Interestingly, though, when I was at a second hand DVD store, I got to talking to the guy working, who said he hated THE GREEN INFERNO because he's, "seen worse shit [gorier stuff] on THE WALKING DEAD." I don't know about that. There's a death scene in THE GREEN INFERNO that's definitely reminiscent of that famous death scene in the original DAY OF THE DEAD (where the guy gets absolutely torn to pieces by a horde of zombies), that's since been recycled in literally every zombie movie and TV show, TWD included, but there's just something about the fact that they're normal people in THE GREEN INFERNO, as opposed to mindless monsters, that makes the death seem worse. The effects are definitely on par with anything in TWD (or GAME OF THRONES, for you people who think you've seen some shit just because you watched "The Mountain and the Viper"), but I'd argue that in THE GREEN INFERNO, there's an added layer of repugnance in the context.

The performances are all pretty lackluster, with a couple of exceptions, most notably Sky Ferreira's. Her character, Kaycee, is wonderfully sardonic, like Daria brought to life, and Kaycee's attempts to dissuade Justine from joining the student activism group constitute some of the most memorable parts of the film. This is largely owing to Roth's writing, but Ferreira definitely deserves credit for delivering acerbic quips like, "So I go to this party and Scott is like, 'You should totally rush.' I’m like, 'That’s retarded. That’s for kids who are stupid enough to go to Dartmouth,'" so convincingly.















When I Googled "Sky Ferreira," this still from THE TRUST came up. I thought it was funny.

The actors and actresses playing the cannibalistic tribespeople are also great. Apparently they're actually members of an isolated Amazonian tribe.
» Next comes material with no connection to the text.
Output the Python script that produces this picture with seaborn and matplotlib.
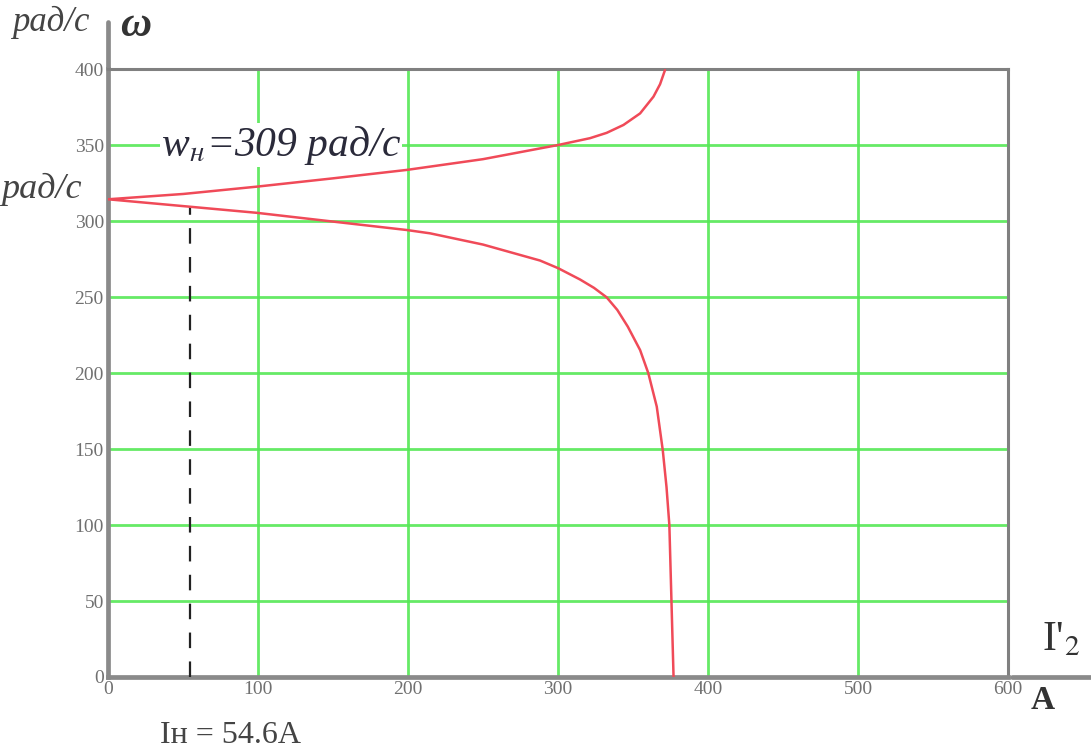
import matplotlib
matplotlib.use("Agg")
import matplotlib.pyplot as plt
import seaborn as sns
import pandas as pd

# Mechanical/current characteristic: omega (rad/s) vs I'2 (A)
upper_w = [399.3, 390, 381.8, 370.8, 363.2, 358.0, 354.5, 350.0, 340.7, 333.6, 328.1, 322.6, 317.8, 314.3]
upper_I = [371.3, 368, 363.6, 354.7, 343.6, 332.4, 321.3, 300.0, 250, 199, 150.2, 99.1, 50.2, 0]
lower_w = [314.3, 309.2, 305.4, 299.6, 294.1, 291.9, 284.5, 274.0, 269.0, 261.5, 256.0, 249.8,
           241.5, 230.5, 215.1, 199.8, 177.9, 149.3, 125, 100, 50, 0]
lower_I = [0, 56.9, 99.1, 150.2, 199, 214.7, 250, 288, 300, 314.7, 324, 332.4,
           339.5, 346.5, 354.7, 360.2, 365.8, 369.8, 372.3, 374.2, 375.6, 377]

x_ticks = [0, 100, 200, 300, 400, 500, 600]
y_ticks = [0, 50, 100, 150, 200, 250, 300, 350, 400]
I_nom = 54.6
w_nom = 309

df = pd.DataFrame({
    "I": upper_I + lower_I[1:],
    "w": upper_w + lower_w[1:],
})

sns.set_theme(style="white")
plt.rcParams['font.family'] = ['Liberation Serif', 'DejaVu Serif']
plt.rcParams['mathtext.fontset'] = 'stix'

fig = plt.figure(figsize=(10.91, 7.56), dpi=100)
ax = fig.add_axes([0.099, 0.1045, 0.825, 0.8042])

ax.set_xlim(0, 600)
ax.set_ylim(0, 400)
ax.set_xticks(x_ticks)
ax.set_yticks(y_ticks)
ax.grid(True, color="#55e855", linewidth=2.0, alpha=0.9)
ax.set_axisbelow(True)

sns.lineplot(data=df, x="I", y="w", sort=False, estimator=None, ax=ax,
             color="#f04a58", linewidth=1.8, zorder=5)

ax.vlines(I_nom, 0, w_nom, colors="#222222", linestyles=(0, (7, 6)), linewidth=1.6, zorder=4)

for side in ["left", "bottom"]:
    ax.spines[side].set_color("#8a8a8a")
    ax.spines[side].set_linewidth(3.4)
for side in ["top", "right"]:
    ax.spines[side].set_color("#808080")
    ax.spines[side].set_linewidth(2.2)
    ax.spines[side].set_visible(True)

# axis extensions
ax.plot([0, 0], [1.0, 1.077], transform=ax.transAxes, clip_on=False, color="#8a8a8a", linewidth=3.4)
ax.plot([1.004, 1.11], [0, 0], transform=ax.transAxes, clip_on=False, color="#8a8a8a", linewidth=3.4)

ax.tick_params(axis="both", which="both", length=0, labelsize=14, labelcolor="#707070", pad=3)
ax.set_xlabel("")
ax.set_ylabel("")

# labels
fig.text(0.011, 0.970, "рад/с", fontsize=25, style="italic", color="#444444", ha="left", va="center")
fig.text(0.110, 0.966, "ω", fontsize=31, fontweight="bold", style="italic", color="#333333", ha="left", va="center")
fig.text(0.001, 0.750, "рад/с", fontsize=26, style="italic", color="#444444", ha="left", va="center")
ax.text(35, 350, "w$_{н}$=309 рад/с", fontsize=30, style="italic", color="#2a2a3a",
        ha="left", va="center", zorder=6,
        bbox=dict(facecolor="white", edgecolor="none", pad=0.5))
fig.text(0.955, 0.153, "I'$_2$", fontsize=30, color="#333333", ha="left", va="center")
fig.text(0.945, 0.073, "A", fontsize=24, fontweight="bold", color="#333333", ha="left", va="center")
fig.text(0.147, 0.027, "Iн = 54.6A", fontsize=23, color="#444444", ha="left", va="center")

fig.savefig("out.png", dpi=100)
Roth alleges that he showed them CANNIBAL HOLOCAUST (probably CABIN FEVER, too—"This is the biggest movie in America!") to give them something to base their performances on, because again, they're not actually crazy cannibals.
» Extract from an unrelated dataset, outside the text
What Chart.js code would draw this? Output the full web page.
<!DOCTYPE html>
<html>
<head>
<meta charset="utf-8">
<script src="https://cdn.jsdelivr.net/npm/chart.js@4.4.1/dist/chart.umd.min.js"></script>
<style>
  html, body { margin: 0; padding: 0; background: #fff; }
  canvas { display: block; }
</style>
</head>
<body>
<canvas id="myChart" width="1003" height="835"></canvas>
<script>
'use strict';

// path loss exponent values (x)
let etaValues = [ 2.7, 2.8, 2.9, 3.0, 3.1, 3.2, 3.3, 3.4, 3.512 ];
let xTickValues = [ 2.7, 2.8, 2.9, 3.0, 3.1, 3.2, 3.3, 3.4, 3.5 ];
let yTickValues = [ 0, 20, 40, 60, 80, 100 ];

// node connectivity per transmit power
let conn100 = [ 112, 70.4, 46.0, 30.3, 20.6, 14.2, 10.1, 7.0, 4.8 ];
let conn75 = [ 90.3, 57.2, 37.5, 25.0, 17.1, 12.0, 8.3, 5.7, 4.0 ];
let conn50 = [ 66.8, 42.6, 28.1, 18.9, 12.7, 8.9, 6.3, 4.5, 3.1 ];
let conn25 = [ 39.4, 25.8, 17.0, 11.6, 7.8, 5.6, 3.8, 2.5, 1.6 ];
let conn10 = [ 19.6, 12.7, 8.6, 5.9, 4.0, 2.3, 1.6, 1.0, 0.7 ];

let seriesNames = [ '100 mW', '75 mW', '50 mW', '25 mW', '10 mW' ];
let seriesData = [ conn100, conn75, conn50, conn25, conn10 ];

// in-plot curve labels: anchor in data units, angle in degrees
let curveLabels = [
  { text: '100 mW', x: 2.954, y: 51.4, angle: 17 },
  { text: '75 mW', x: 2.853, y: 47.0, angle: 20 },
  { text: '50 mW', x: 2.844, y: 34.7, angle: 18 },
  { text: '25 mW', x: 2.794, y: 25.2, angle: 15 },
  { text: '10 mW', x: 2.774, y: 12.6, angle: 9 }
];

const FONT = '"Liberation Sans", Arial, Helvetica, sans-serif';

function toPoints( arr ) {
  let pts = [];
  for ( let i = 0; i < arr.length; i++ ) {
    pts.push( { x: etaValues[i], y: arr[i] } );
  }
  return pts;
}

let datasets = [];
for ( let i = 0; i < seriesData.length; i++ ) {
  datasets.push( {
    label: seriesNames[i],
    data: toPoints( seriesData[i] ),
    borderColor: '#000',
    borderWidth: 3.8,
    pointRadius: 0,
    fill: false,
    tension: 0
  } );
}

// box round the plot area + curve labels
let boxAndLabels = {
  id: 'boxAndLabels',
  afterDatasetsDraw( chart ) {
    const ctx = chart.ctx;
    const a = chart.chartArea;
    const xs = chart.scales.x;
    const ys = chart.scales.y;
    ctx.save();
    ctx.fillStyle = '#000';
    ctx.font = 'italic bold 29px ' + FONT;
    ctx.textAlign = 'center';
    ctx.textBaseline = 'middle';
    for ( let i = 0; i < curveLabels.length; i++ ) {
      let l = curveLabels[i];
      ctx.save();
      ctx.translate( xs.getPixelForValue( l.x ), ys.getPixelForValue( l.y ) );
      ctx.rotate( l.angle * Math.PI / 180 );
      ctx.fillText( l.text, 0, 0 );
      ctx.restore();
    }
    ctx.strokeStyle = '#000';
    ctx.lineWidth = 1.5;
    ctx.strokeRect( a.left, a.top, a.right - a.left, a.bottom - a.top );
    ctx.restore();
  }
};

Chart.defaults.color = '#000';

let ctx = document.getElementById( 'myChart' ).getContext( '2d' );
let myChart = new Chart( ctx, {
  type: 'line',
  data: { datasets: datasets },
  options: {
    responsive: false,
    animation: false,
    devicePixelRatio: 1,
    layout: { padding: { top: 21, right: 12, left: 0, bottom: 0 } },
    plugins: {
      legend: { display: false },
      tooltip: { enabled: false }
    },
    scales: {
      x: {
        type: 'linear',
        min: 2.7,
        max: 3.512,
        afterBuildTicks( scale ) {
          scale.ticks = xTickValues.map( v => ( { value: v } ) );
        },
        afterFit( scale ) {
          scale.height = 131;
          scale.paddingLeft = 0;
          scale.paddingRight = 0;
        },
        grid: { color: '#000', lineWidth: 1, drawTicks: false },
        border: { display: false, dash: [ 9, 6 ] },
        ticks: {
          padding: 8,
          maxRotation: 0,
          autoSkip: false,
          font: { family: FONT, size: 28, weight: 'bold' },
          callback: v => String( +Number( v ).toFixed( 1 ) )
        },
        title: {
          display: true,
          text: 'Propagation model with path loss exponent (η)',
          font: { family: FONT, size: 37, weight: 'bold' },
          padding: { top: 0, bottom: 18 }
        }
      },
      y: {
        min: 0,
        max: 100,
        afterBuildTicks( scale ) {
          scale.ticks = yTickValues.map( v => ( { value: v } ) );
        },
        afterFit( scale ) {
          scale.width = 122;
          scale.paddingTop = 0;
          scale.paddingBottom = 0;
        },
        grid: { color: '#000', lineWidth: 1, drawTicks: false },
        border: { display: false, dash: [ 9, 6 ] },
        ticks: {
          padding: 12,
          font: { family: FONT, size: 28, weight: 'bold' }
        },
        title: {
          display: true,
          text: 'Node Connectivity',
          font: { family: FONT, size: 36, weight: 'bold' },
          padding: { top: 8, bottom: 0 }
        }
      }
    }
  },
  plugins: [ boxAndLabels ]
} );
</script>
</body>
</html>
In the end, you probably already know whether or not this one's for you. For people who aren't into watching other people get messed up, there are some breathtaking shots of the Amazon rainforest by cinematographer Antonio Quercia, fantastic makeup work—the tribe's red and black body paints look really cool—, and, again, Roth's sharp sense of humor. The guy knows how to inject pointedly witty commentary into his outwardly dumb horror movies, but he also doesn't shy away from frat boy jokes, which land pretty well, like when the token stoner character sticks a bag of marijuana in a dead girl's gaping neck wound, so that when the cannibals cook her, they'll get high (AF, BRO!) from the smoke, allowing him and the other remaining kids to escape unnoticed. This is followed by another funny, stupid bit where, OH SHIT, the cannibals have the munchies, man! For the most part, though, your time at THE GREEN INFERNO will be spent watching truly disgusting stuff, and unless that's your cup of tea, which then turns out to be a cup of your missing friend, you might want to catch something else.